Comprehensive Model Validation & Testing
Beyond standard testing, include adversarial testing, robustness checks, and fairness assessments. Continuously monitor models for drift and performance degradation post-deployment.
Human-in-the-Loop & Oversight
Design AI systems to incorporate meaningful human intervention and oversight, especially for high-stakes decisions or where AI output is uncertain.
Strengthened Cybersecurity Measures
Extend traditional cybersecurity to AI-specific threats, including securing training data, model parameters, and inference APIs from attacks.
Adherence to Regulatory Compliance
Stay informed about evolving AI regulations (e.g., EU AI Act, NIST AI RMF). Establish internal policies that align with these external mandates.
Effective Third-Party Risk Management
Thoroughly vet AI vendors and partners, ensuring their practices meet your risk and ethical standards, and establish clear contractual obligations.
The Evolving Future of AI Risk
The future of AI risk management will be characterized by rapidly evolving threats, an expanding regulatory landscape, and the increasing adoption of AI to manage AI risks itself. Proactive adaptation and continuous innovation in risk frameworks will be paramount.

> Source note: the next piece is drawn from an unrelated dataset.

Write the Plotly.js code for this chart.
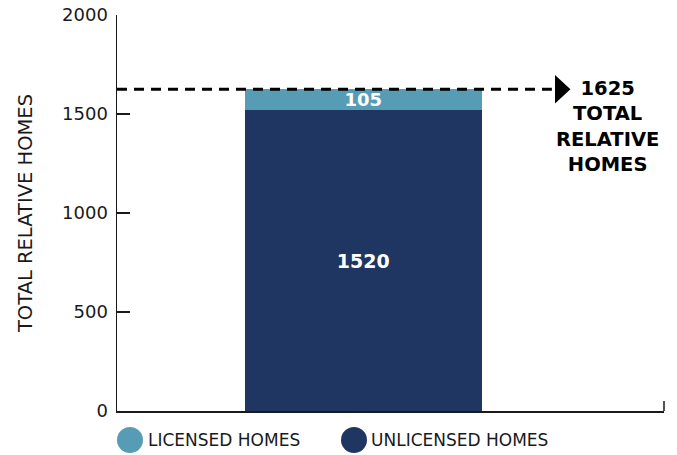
<!DOCTYPE html>
<html>
<head>
<meta charset="utf-8">
<script src="https://cdn.plot.ly/plotly-3.0.1.min.js"></script>
<style>html,body{margin:0;padding:0;background:#fff;}#chart{width:677px;height:455px;}</style>
</head>
<body>
<div id="chart"></div>
<script>
const categories = ['Relative Homes'];
const unlicensedValues = [1520];
const licensedValues = [105];
const yTickValues = [0, 500, 1000, 1500, 2000];
const seriesNames = ['LICENSED HOMES', 'UNLICENSED HOMES'];
const totalLabelLines = ['TOTAL', 'RELATIVE', 'HOMES'];

const navy = '#1F3562';
const teal = '#579CB5';
const ink = '#1a1a1a';
const fontFam = '"DejaVu Sans", sans-serif';

const total = unlicensedValues[0] + licensedValues[0];

const traces = [
  {
    type: 'bar', x: categories, y: unlicensedValues, name: seriesNames[1],
    marker: {color: navy}, width: 0.6, showlegend: false,
    text: unlicensedValues.map(String), textposition: 'inside', insidetextanchor: 'middle',
    constraintext: 'none',
    textfont: {family: fontFam, size: 19, color: '#ffffff', weight: 'bold'},
    hoverinfo: 'y+name'
  },
  {
    type: 'bar', x: categories, y: licensedValues, name: seriesNames[0],
    marker: {color: teal}, width: 0.6, showlegend: false,
    text: licensedValues.map(String), textposition: 'inside', insidetextanchor: 'middle',
    constraintext: 'none',
    textfont: {family: fontFam, size: 18, color: '#ffffff', weight: 'bold'},
    hoverinfo: 'y+name'
  }
];

const layout = {
  width: 677, height: 455,
  margin: {l: 117, r: 13, t: 15, b: 44},
  paper_bgcolor: '#ffffff', plot_bgcolor: '#ffffff',
  barmode: 'stack',
  showlegend: false,
  font: {family: fontFam, color: ink},
  xaxis: {
    type: 'category', range: [-0.6236, 0.762], showticklabels: false,
    showline: true, linecolor: ink, linewidth: 1.5, ticks: '', showgrid: false,
    zeroline: false, fixedrange: true
  },
  yaxis: {
    range: [0, 2000], tickvals: yTickValues, ticktext: yTickValues.map(String),
    ticks: 'inside', ticklen: 13, tickwidth: 1.5, tickcolor: ink,
    showline: true, linecolor: ink, linewidth: 1.5, showgrid: false, zeroline: false,
    tickfont: {family: fontFam, size: 18, color: ink}, ticklabelstandoff: 4,
    title: {text: 'TOTAL RELATIVE HOMES', font: {family: fontFam, size: 19.5, color: ink}, standoff: 24},
    fixedrange: true
  },
  shapes: [
    {type: 'line', xref: 'paper', yref: 'y', x0: 0, x1: 0.795, y0: total, y1: total,
     line: {color: '#000', width: 3, dash: '10px,7px'}},
    {type: 'path', xref: 'paper', yref: 'y',
     path: 'M 0.8007 ' + (total + 72) + ' L 0.829 ' + total + ' L 0.8007 ' + (total - 72) + ' Z',
     fillcolor: '#000', line: {width: 0}},
    {type: 'line', xref: 'paper', yref: 'paper', x0: 1, x1: 1, y0: 0, y1: 0.025,
     line: {color: ink, width: 1.5}},
    {type: 'circle', xref: 'paper', yref: 'paper', xsizemode: 'pixel', ysizemode: 'pixel',
     xanchor: 0, yanchor: 0, x0: 0, x1: 26, y0: -42, y1: -16, fillcolor: teal, line: {width: 0}},
    {type: 'circle', xref: 'paper', yref: 'paper', xsizemode: 'pixel', ysizemode: 'pixel',
     xanchor: 0, yanchor: 0, x0: 224, x1: 250, y0: -42, y1: -16, fillcolor: navy, line: {width: 0}}
  ],
  annotations: [
    {xref: 'paper', yref: 'y', x: 0.8976, y: total, yshift: 14, yanchor: 'top', xanchor: 'center',
     showarrow: false, align: 'center',
     text: '<b>' + [String(total)].concat(totalLabelLines).join('<br>') + '</b>',
     font: {family: fontFam, size: 19.5, color: '#000'}},
    {xref: 'paper', yref: 'paper', x: 0, y: 0, xshift: 29, yshift: -29, xanchor: 'left', yanchor: 'middle',
     showarrow: false, text: seriesNames[0], font: {family: fontFam, size: 17, color: ink}},
    {xref: 'paper', yref: 'paper', x: 0, y: 0, xshift: 252, yshift: -29, xanchor: 'left', yanchor: 'middle',
     showarrow: false, text: seriesNames[1], font: {family: fontFam, size: 17, color: ink}}
  ]
};

Plotly.newPlot('chart', traces, layout, {displayModeBar: false, staticPlot: true});
</script>
</body>
</html>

Emerging Threats & Complexities
The rise of advanced generative AI brings new risks like sophisticated misinformation (deepfakes) and novel adversarial attack vectors. The interconnectedness of AI systems will increase systemic risks.
AI for Risk Management (AI4RM)
AI will increasingly be used to detect, analyze, and mitigate risks within AI systems and broader IT landscapes, creating a cyclical relationship between AI and risk management.
Standardization & Regulatory Convergence
Expect greater international cooperation and convergence on AI risk standards and regulations, leading to a more harmonized global risk environment.
Focus on Continuous & Adaptive Governance
Risk management will become an even more agile and continuous process, driven by real-time monitoring and adaptive controls to respond to dynamic AI behavior.